PROBLEM STATEMENT. Exactly the lines from the one containing "Output the web page that produces this picture with Chart.js." through the one containing "const divYx = [0, 8];" are to be returned, please, without any pictures.

SUPPLIED RECORDS.
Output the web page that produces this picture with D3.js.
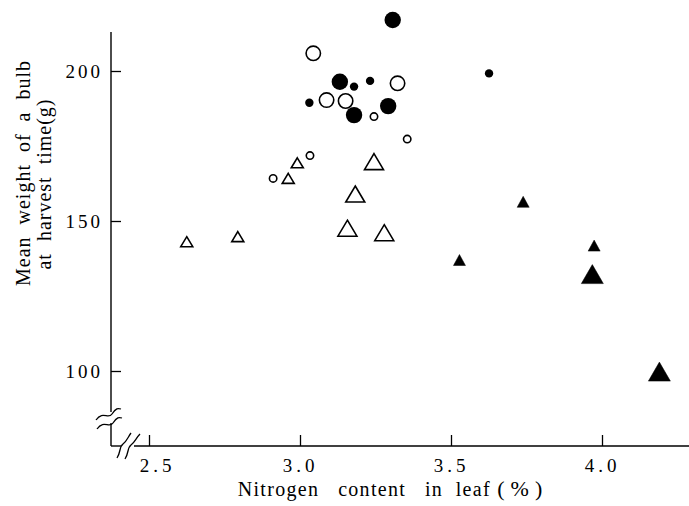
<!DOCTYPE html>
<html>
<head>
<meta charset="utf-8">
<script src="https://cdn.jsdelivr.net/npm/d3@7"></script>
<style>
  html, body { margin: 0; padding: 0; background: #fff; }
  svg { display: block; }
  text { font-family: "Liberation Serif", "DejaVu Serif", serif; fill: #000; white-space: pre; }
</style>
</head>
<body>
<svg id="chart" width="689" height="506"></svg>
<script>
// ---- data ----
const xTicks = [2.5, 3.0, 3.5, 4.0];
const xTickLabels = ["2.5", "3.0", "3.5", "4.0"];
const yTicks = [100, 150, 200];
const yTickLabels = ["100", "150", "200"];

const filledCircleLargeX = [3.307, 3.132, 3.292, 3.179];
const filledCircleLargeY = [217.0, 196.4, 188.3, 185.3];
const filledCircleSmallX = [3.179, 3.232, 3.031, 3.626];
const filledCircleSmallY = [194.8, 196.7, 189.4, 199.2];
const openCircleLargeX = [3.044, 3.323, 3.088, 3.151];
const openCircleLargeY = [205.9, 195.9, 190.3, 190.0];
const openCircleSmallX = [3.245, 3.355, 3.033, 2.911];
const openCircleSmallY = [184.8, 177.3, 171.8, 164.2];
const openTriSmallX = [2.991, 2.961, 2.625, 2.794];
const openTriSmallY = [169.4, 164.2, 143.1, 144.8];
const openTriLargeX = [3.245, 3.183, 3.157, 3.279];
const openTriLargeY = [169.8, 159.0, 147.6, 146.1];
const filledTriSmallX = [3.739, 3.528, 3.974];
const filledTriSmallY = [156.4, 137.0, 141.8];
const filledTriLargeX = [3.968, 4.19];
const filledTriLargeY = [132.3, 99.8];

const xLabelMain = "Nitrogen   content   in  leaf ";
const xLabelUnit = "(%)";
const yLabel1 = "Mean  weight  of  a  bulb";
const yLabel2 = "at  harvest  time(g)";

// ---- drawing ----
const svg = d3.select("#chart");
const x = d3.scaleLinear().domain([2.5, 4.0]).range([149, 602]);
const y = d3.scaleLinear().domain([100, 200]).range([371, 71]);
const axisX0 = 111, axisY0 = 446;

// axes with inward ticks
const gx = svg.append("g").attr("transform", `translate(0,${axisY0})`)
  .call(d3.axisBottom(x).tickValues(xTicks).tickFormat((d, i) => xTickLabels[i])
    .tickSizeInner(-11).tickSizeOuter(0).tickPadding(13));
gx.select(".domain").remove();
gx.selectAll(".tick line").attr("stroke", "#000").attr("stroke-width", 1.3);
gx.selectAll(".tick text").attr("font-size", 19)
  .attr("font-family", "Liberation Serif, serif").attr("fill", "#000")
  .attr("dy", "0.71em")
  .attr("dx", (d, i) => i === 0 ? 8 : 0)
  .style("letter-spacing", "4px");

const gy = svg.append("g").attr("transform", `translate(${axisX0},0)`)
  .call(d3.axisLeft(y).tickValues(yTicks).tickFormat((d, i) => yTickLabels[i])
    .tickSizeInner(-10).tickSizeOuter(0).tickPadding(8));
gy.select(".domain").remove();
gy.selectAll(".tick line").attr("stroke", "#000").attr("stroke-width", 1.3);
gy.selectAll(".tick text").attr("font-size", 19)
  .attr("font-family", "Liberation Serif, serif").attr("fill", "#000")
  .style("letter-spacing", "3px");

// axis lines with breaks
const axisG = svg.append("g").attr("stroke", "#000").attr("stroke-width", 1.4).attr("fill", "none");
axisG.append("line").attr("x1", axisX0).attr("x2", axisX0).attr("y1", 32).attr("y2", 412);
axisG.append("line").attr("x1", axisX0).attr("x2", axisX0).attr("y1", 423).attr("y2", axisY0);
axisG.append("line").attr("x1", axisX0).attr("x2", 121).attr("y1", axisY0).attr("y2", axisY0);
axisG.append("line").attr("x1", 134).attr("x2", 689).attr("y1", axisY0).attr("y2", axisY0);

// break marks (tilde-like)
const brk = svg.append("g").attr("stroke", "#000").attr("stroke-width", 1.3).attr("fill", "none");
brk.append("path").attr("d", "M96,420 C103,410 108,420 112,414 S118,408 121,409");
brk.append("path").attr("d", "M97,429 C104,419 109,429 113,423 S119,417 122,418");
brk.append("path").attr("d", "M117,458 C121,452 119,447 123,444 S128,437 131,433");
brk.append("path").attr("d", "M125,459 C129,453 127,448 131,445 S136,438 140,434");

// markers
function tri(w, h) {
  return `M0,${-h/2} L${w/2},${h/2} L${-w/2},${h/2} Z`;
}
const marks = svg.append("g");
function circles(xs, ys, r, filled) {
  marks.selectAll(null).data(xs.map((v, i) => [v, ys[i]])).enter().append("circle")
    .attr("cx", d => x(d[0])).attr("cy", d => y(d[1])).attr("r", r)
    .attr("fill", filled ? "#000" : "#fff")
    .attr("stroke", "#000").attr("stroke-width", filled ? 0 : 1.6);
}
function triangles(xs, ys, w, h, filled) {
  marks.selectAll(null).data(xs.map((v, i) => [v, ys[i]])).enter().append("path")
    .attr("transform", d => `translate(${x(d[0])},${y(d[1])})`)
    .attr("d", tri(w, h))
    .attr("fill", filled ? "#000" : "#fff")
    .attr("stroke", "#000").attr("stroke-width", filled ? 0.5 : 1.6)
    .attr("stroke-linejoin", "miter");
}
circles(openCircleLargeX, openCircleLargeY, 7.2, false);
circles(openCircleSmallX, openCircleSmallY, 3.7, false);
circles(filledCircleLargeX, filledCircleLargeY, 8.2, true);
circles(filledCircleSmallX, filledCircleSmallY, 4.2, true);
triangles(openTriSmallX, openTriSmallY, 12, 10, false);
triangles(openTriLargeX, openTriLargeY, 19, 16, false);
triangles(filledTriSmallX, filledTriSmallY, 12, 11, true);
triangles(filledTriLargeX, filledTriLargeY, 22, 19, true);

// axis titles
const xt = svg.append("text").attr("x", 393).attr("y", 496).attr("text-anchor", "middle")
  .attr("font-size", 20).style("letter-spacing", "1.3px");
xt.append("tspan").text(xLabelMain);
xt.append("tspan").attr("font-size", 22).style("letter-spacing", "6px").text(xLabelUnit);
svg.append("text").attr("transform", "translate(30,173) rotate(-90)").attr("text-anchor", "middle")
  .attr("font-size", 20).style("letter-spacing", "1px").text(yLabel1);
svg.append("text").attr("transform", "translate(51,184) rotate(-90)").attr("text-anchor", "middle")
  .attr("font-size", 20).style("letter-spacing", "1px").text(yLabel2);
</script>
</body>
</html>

--

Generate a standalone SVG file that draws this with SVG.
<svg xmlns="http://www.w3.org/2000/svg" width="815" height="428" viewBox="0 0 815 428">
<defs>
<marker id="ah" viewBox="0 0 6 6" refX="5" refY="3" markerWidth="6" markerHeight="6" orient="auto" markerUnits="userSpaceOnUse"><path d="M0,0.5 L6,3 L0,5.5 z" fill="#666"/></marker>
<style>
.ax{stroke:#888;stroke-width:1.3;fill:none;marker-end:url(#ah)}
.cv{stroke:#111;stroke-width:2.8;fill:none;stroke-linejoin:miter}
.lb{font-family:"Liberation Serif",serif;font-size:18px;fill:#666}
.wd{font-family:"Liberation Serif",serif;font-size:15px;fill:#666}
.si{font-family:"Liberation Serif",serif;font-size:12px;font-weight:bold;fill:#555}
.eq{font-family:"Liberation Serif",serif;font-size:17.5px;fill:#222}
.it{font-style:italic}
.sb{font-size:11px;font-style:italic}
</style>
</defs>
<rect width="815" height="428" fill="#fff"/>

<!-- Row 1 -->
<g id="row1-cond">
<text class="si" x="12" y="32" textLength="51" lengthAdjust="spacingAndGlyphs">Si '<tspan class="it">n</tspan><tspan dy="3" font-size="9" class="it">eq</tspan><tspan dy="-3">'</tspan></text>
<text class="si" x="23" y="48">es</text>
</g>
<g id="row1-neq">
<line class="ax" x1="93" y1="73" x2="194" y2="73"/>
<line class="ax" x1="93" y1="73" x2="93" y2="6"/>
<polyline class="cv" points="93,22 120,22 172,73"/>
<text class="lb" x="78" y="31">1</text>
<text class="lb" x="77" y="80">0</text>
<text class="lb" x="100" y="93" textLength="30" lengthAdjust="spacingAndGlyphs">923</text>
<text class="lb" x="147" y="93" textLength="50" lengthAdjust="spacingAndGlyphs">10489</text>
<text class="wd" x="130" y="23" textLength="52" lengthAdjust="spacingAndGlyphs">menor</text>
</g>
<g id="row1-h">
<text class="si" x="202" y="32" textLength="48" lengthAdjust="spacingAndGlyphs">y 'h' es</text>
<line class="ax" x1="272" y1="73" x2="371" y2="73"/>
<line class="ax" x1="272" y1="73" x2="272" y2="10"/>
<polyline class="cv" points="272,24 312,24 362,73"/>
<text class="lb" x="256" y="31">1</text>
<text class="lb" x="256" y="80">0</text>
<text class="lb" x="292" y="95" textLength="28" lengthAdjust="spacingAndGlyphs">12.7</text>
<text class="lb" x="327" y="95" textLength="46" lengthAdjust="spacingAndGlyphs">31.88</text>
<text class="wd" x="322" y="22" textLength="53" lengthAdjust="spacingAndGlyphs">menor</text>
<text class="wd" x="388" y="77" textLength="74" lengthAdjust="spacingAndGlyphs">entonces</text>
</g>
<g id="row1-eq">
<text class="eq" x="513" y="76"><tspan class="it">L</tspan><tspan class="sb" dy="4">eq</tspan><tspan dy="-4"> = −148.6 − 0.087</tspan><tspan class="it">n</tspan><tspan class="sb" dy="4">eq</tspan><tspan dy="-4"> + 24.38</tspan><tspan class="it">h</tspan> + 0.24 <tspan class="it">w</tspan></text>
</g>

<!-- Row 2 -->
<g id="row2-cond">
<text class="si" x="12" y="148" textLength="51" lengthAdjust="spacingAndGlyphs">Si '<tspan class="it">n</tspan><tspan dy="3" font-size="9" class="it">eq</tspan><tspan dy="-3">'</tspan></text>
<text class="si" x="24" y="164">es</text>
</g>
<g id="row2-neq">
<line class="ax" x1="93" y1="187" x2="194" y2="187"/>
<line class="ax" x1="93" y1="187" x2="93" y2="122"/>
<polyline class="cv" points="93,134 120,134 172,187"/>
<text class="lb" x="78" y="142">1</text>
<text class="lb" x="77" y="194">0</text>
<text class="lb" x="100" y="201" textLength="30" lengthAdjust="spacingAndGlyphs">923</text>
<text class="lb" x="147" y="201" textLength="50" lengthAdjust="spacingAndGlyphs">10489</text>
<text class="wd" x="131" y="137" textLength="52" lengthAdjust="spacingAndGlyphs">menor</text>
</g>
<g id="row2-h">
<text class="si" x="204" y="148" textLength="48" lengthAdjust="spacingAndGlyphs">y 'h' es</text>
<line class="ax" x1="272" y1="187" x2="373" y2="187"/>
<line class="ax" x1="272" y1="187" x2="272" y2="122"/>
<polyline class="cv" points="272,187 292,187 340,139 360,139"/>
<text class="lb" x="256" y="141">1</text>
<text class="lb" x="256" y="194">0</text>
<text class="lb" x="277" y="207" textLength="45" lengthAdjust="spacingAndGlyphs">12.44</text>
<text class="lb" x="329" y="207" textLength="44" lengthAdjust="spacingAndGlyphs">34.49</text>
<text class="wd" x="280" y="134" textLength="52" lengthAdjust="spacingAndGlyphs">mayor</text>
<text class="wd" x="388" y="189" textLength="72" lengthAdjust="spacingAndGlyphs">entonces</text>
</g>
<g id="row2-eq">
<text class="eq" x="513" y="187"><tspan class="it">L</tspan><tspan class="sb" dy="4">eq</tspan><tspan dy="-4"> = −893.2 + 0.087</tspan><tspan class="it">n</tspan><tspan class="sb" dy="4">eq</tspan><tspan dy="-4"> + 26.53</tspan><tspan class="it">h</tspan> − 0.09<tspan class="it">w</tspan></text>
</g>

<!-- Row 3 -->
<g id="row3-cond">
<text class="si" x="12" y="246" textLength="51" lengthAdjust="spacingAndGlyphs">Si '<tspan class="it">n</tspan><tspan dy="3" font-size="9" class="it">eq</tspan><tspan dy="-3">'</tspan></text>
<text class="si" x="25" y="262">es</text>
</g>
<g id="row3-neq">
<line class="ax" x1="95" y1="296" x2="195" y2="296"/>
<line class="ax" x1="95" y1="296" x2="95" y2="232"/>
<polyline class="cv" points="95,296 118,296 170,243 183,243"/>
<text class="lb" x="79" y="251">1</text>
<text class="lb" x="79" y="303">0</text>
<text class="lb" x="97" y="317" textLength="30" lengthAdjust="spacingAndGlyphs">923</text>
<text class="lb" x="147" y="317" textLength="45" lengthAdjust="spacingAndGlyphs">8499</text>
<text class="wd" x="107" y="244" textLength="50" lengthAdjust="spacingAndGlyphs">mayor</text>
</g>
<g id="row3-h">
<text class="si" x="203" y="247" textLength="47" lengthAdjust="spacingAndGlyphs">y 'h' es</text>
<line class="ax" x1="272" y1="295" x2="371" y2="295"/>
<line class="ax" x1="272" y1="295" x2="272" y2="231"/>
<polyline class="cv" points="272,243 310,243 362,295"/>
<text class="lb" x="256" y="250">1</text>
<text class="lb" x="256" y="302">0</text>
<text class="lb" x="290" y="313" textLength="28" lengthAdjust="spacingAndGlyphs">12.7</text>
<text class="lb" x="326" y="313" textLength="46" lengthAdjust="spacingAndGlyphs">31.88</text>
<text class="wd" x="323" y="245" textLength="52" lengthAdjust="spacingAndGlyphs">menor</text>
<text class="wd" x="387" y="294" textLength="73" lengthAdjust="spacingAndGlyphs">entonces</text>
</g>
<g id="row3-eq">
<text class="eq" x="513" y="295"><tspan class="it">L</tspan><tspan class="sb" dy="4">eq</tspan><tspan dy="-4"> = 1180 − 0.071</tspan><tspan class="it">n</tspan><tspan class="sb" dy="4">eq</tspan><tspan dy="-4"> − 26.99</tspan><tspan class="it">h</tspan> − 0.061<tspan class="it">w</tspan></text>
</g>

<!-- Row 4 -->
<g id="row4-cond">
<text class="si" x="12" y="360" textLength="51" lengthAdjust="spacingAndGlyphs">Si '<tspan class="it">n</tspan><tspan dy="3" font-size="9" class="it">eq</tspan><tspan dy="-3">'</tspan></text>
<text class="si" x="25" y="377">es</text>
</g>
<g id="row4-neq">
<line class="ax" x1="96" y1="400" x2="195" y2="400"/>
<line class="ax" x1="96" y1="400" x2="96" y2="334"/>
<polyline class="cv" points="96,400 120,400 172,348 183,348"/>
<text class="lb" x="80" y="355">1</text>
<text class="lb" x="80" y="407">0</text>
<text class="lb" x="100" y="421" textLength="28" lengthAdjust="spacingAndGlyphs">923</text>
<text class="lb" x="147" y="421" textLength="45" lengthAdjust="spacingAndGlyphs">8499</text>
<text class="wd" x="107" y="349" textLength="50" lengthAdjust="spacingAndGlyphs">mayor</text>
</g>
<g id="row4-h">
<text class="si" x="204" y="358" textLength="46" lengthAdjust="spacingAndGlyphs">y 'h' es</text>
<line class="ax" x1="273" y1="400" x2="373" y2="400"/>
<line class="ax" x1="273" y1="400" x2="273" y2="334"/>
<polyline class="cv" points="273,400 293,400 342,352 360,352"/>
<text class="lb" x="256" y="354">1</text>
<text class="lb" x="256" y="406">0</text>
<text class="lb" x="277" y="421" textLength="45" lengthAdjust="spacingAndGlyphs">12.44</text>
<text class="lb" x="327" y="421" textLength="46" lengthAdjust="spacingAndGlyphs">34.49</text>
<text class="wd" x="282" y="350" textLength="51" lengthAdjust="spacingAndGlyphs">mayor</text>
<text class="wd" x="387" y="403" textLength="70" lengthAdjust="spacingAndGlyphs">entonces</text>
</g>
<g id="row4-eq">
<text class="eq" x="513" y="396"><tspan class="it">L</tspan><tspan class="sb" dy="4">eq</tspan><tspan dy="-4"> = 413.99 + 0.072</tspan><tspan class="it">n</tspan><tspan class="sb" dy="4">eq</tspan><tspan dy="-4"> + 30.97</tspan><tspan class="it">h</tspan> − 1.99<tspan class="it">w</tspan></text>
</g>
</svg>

==

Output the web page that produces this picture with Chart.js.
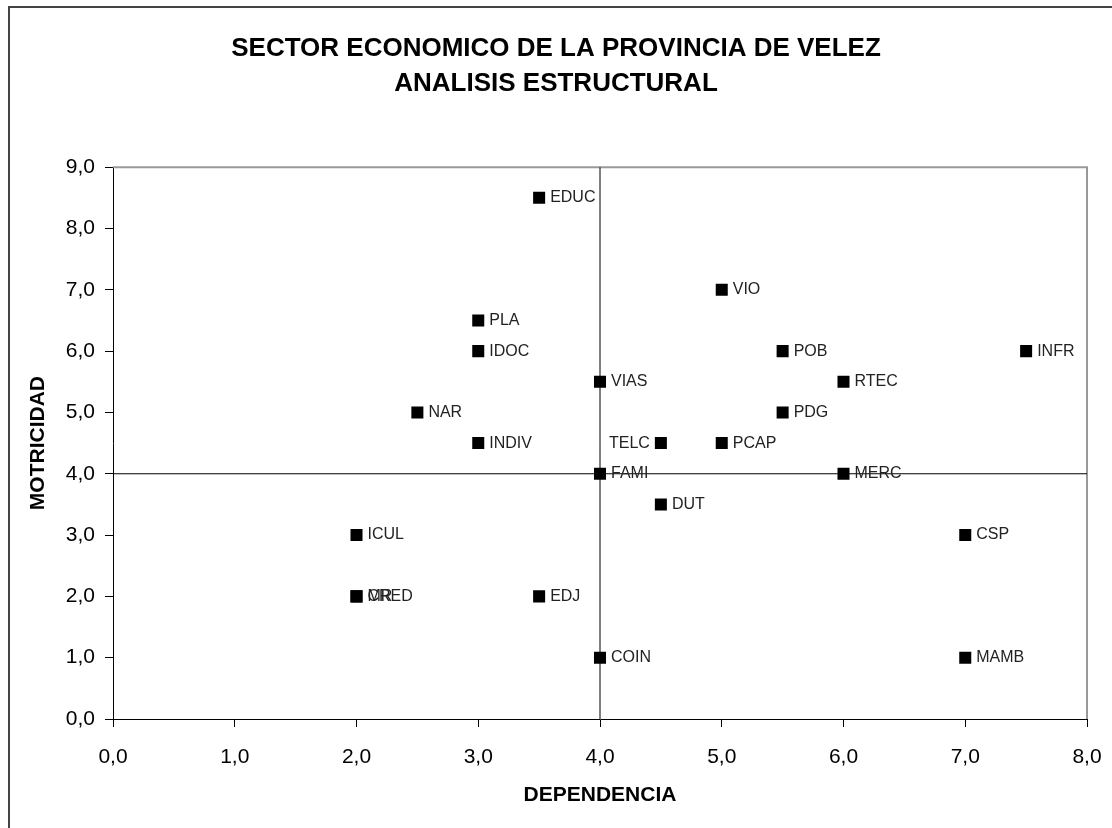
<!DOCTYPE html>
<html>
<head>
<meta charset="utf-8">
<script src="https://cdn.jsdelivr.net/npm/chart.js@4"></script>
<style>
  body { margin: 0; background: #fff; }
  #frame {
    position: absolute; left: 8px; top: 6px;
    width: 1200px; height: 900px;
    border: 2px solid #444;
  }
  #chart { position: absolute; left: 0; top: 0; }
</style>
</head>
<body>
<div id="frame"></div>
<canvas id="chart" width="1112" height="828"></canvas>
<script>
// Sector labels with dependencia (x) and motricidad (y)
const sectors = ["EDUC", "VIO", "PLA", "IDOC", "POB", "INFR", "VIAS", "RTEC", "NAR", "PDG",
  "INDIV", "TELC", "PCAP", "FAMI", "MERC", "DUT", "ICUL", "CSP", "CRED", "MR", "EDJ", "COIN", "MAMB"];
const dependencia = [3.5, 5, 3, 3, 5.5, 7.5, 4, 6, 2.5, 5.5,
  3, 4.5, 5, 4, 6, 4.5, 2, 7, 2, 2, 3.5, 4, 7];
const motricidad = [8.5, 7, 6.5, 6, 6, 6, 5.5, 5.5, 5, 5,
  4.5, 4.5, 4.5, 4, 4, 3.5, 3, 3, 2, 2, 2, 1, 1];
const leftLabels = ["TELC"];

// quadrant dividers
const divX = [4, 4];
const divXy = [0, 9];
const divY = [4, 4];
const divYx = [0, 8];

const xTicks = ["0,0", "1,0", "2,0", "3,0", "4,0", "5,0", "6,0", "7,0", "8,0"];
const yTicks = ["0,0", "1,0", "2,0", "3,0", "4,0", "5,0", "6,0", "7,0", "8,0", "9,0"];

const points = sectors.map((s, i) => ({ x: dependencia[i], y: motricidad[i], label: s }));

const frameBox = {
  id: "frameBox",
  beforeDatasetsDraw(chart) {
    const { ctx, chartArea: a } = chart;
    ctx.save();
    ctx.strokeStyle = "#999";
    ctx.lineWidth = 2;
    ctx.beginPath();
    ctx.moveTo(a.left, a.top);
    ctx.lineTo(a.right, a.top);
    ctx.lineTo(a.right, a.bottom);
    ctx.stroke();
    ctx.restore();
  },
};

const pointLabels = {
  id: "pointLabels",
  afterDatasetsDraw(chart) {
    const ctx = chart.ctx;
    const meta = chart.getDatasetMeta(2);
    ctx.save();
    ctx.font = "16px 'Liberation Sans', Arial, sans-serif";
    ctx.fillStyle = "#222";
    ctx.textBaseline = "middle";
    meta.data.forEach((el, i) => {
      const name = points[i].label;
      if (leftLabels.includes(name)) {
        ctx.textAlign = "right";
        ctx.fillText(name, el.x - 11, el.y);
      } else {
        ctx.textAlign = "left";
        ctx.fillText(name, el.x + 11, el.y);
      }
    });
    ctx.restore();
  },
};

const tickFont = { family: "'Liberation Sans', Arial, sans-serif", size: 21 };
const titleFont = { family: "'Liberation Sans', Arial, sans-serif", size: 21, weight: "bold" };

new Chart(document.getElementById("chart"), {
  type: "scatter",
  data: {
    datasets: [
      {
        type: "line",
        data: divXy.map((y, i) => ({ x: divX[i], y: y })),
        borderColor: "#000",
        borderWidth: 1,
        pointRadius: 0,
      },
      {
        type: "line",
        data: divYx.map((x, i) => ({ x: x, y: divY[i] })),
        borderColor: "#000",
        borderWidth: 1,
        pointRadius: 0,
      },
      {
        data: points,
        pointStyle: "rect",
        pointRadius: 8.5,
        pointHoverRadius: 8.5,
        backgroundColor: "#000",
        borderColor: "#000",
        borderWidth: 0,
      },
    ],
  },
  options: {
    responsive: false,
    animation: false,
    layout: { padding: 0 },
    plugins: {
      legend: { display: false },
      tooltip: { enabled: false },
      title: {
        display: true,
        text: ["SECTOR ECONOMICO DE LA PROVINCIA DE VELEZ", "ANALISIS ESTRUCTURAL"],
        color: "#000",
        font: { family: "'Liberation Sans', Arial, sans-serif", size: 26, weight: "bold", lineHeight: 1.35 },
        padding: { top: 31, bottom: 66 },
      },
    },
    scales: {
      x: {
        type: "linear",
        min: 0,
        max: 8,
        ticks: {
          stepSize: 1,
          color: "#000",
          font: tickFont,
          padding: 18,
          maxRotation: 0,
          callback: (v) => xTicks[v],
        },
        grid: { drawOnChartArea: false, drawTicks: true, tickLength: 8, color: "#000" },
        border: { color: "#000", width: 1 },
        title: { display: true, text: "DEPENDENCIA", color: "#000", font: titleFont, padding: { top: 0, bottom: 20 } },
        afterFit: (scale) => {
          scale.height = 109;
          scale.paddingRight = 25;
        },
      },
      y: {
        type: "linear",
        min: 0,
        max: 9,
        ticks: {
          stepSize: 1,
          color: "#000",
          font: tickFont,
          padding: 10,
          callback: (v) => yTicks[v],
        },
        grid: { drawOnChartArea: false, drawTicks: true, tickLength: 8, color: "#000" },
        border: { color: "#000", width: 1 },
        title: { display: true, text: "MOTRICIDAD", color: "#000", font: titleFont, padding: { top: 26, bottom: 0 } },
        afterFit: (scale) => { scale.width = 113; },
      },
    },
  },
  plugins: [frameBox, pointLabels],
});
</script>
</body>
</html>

FULL RESPONSE.
Output the web page that produces this picture with Chart.js.
<!DOCTYPE html>
<html>
<head>
<meta charset="utf-8">
<script src="https://cdn.jsdelivr.net/npm/chart.js@4"></script>
<style>
  body { margin: 0; background: #fff; }
  #frame {
    position: absolute; left: 8px; top: 6px;
    width: 1200px; height: 900px;
    border: 2px solid #444;
  }
  #chart { position: absolute; left: 0; top: 0; }
</style>
</head>
<body>
<div id="frame"></div>
<canvas id="chart" width="1112" height="828"></canvas>
<script>
// Sector labels with dependencia (x) and motricidad (y)
const sectors = ["EDUC", "VIO", "PLA", "IDOC", "POB", "INFR", "VIAS", "RTEC", "NAR", "PDG",
  "INDIV", "TELC", "PCAP", "FAMI", "MERC", "DUT", "ICUL", "CSP", "CRED", "MR", "EDJ", "COIN", "MAMB"];
const dependencia = [3.5, 5, 3, 3, 5.5, 7.5, 4, 6, 2.5, 5.5,
  3, 4.5, 5, 4, 6, 4.5, 2, 7, 2, 2, 3.5, 4, 7];
const motricidad = [8.5, 7, 6.5, 6, 6, 6, 5.5, 5.5, 5, 5,
  4.5, 4.5, 4.5, 4, 4, 3.5, 3, 3, 2, 2, 2, 1, 1];
const leftLabels = ["TELC"];

// quadrant dividers
const divX = [4, 4];
const divXy = [0, 9];
const divY = [4, 4];
const divYx = [0, 8];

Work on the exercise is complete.